I'm trying to apply the Bayesian rating formula, but if I rate 1 out of 5 thousand of hundreds, the final rating is greater than 5.
For example, a given item has no votes and after voting 170,000 times with 1 star, its final rating is 5.23. If I rate 100, it has a normal value.
Here is what I have in PHP.
// these values came from DB
$total_votes = 2936; // total of votes for all items
$total_rating = 582.955; // sum of all ratings
$total_items = 202;
// now the specific item, it has no votes yet
$this_num_votes = 0;
$this_score = 0;
$this_rating = 0;
// simulating a lot of votes with 1 star
for ($i=0; $i < 170000; $i++) {
$rating_sent = 1; // the new rating, always 1
$total_votes++; // adding 1 to total
$total_rating = $total_rating+$rating_sent; // adding 1 to total
$avg_num_votes = ($total_votes/$total_items); // Average number of votes in all items
$avg_rating = ($total_rating/$total_items); // Average rating for all items
$this_num_votes = $this_num_votes+1; // Number of votes for this item
$this_score = $this_score+$rating_sent; // Sum of all votes for this item
$this_rating = $this_score/$this_num_votes; // Rating for this item
$bayesian_rating = ( ($avg_num_votes * $avg_rating) + ($this_num_votes * $this_rating) ) / ($avg_num_votes + $this_num_votes);
echo $bayesian_rating;
Even if I flood with 1 or 2:
$rating_sent = rand(1,2)
The final rating after 100,000 votes is over 5.
I just did a new test using
$rating_sent = rand(1,5)
And after 100,000 I got a value completely out of range range (10.53).
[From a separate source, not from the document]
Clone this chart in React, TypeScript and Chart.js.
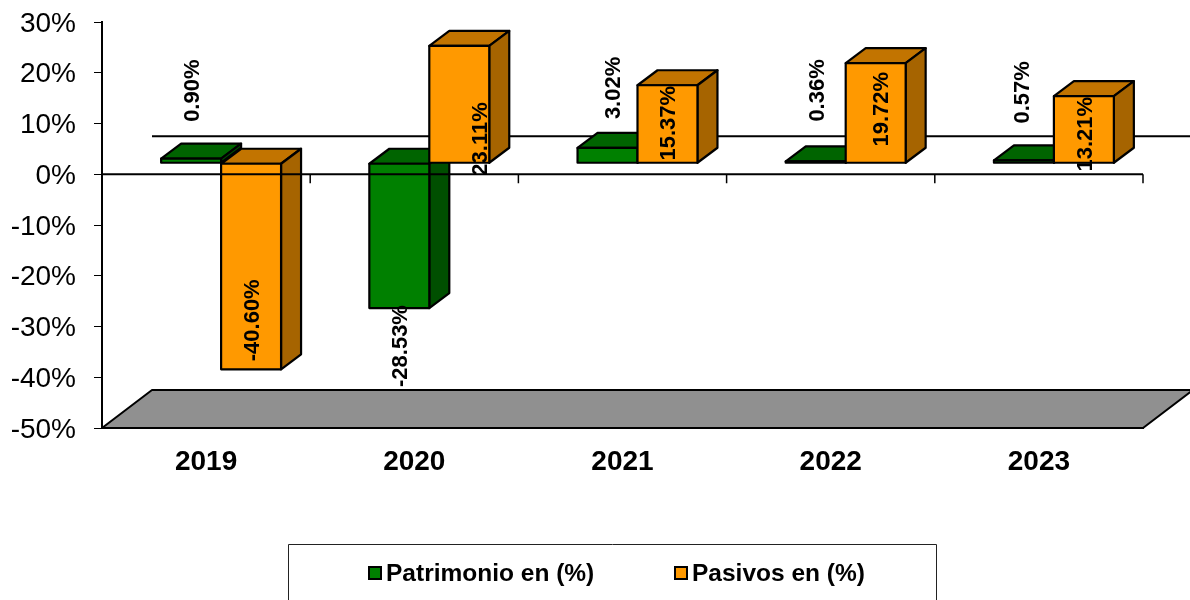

I know that in a normal situation no item will get 170,000 votes while all the other items get no vote. But I wonder if there is something wrong with my code or if this is an expected behavior of Bayesian formula considering the massive votes.
Just to make it clear, here is a better explanation for some variables.
$avg_num_votes // SUM(votes given to all items)/COUNT(all items)
$avg_rating // SUM(rating of all items)/COUNT(all items)
$this_num_votes // COUNT(votes given for this item)
$this_score // SUM(rating for this item)
$bayesian_rating // is the formula itself
The formula is: ( (avg_num_votes * avg_rating) + (this_num_votes * this_rating) ) / (avg_num_votes + this_num_votes)
. Taken from here
You need to divide by total_votes rather than total_items when calculating avg_rating.
I made the changes and got something that behaves much better here.